Note:  This review was originally posted to my Epinions account.


WARNING:  While I don’t give away specific details, reading this movie may spoil the ending.  If you’re not into that sort of stuff, now’s a good time to stop reading.

 
There are a few things that make a movie worth watching.  First, you need characters that you can empathize with.  Second, I think it helps if you can come away from a movie with a few questions, or at least caring what happens afterwards.  Knowing provided neither of these for me.  If you’re saying that it’s a bit harsh, you probably haven’t seen the movie.
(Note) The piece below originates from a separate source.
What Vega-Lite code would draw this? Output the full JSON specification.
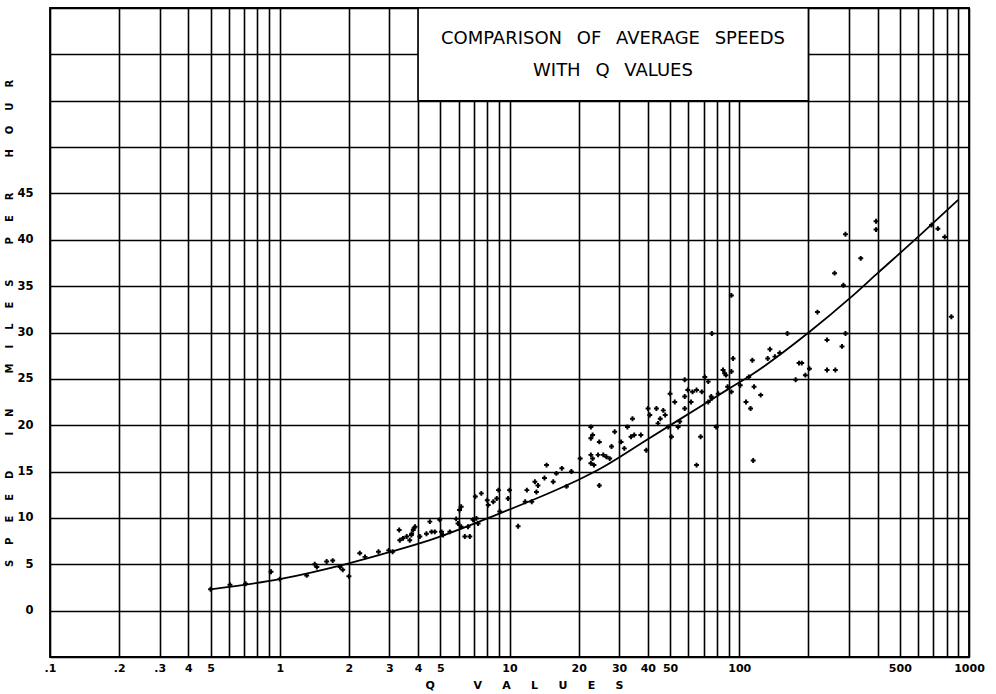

The movie starts out in the 1950s with a class making drawings for a time capsule.  The assignment is for each child to draw what he or she thinks the world with be like in the future.  When the capsule is opened five decades later, people will be able to compare reality with the children’s predictions.  While most of the kids are drawing rocket ships and lunar bases, one is simply writing out a string of numbers.  The teacher stops her before she can reach the end of the page.

Cut to present day.  Caleb Koestler is a student at the same school.  Each student in his class gets a paper to look at.  Wouldn’t you know it, but Caleb gets the paper filled with numbers.  Against his instructions, he takes the paper home where his father, John, can look at it more closely.  Being that it’s just numbers, John doesn’t think much of it.

It isn’t until he witnesses an accident that John realizes that there’s something to the numbers.  If he breaks the numbers up in to groups, each group has a code giving the date and time of a major accident.  The thing is that the planet is a big place and the time alone doesn’t do much good.  After seeing a GPS unit, he realizes what the remaining numbers in each group represents.

The whole thing is confusing.  How could a little girl 50 years ago give the exact time, latitude and longitude or every major disaster since then, especially given that GPS wasn’t in widespread use back then?  Even knowing what he knows, how is he to stop the few remaining disasters that are predicted?  For that matter, why are there only 2 or 3 more disasters predicted?

It turns out that stopping the disasters is hard to do, especially considering that he lost fifty years because of that darned time capsule.  Yes, there were other children that made predictions, but no one listened to them.  (I guess spitting out a bunch of numbers was a bit too ambiguous.)  It even gets to the point where John has to ask why he was given the predictions if it was so hard to prevent any of them.

The movie is entertaining to a point and that point comes very early in the movie.  After about thirty minutes, I was just watching the movie to see how it ended.  John knows that Armageddon is coming, but how do you stop something that big when you don’t even know how it will happen?  This is where it’s difficult for me to empathize with the characters.  Once you realize that the main character is essentially powerless there’s really no point in caring what happens.

I wanted to see how the movie ended.  The problem was that the more I watched it, the more bizarre it got.  By the end of the movie, it was just like, “Uh… What the f___?”  For someone that doesn’t believe in God, it comes across as a bit too preachy.  It’s the writer’s way of telling us that The End is Near and there’s very little that we can do about it.  When the end finally did come, it left me with very few questions other than, “Why did I watch the whole thing?”

With most movies, I can usually recommend that you watch it if it comes on TV or you can rent it for free.  With this movie, I can honestly say that you’d be wasting your time and money if you got it for free.  I really felt like I wasted two hours of my life.  (At least I got this review out if it.)